If I understand correctly, we currently deem an update to be non-HOT
whenever any indexed column is updated. This is because tuple
versions created by HOT updates can later be removed by HOT pruning,
which means that they must not be referenced by index entries.
Otherwise, after HOT pruning removed the tuple, the index entries
would at best be pointing at nothing and at worse be pointing at some
completely unrelated tuple.
But what about index types that do not store TIDs - i.e. BRIN? If the
indexed column is updated, we can't actually create a Heap Only Tuple
(HOT), because then the index might be wrong.

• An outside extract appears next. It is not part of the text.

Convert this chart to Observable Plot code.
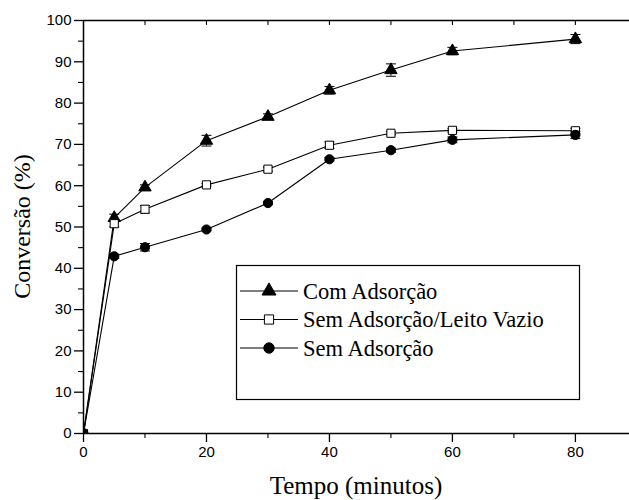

But we could create a
Heap Mostly Tuple[1]. We'd construct the update chain in the heap
page just as we would for HOT, and set all the same flags. But then
we'd also insert new index entries for any TID-free indexes, currently
just BRIN. For BRIN, that would have the effect of updating the
summary data for that page in such a way that it would encompass both
the old and new values.
It seems to me that this would make BRIN indexes a lot better for
people who want to perform ad-hoc analytic queries on data sets that
suffer at least some updates. Right now, even if you knew that you
might want to run some occasional ad-hoc reporting queries, the
prospect of putting a BRIN index on all of your otherwise-unindexed
columns is pretty unappetizing because of this issue. (Has anyone
tried running pgbench with a BRIN index on the abalance column, for
example? I have not, but I bet it slows things down a lot.) This
could make that a lot cheaper; instead of additional bloat in the
table and every index, you'd just pay the cost of widening BRIN
summary ranges as needed, which seems way better.
Apologies if this has been discussed before; a quick search did not
find any previous discussion on this topic.
--
Robert Haas
EnterpriseDB: http://www.enterprisedb.com
The Enterprise PostgreSQL Company
[1] I look forward to a future PostgreSQL conference in which the
struggle to pronounce "HMT" forms a recurring theme.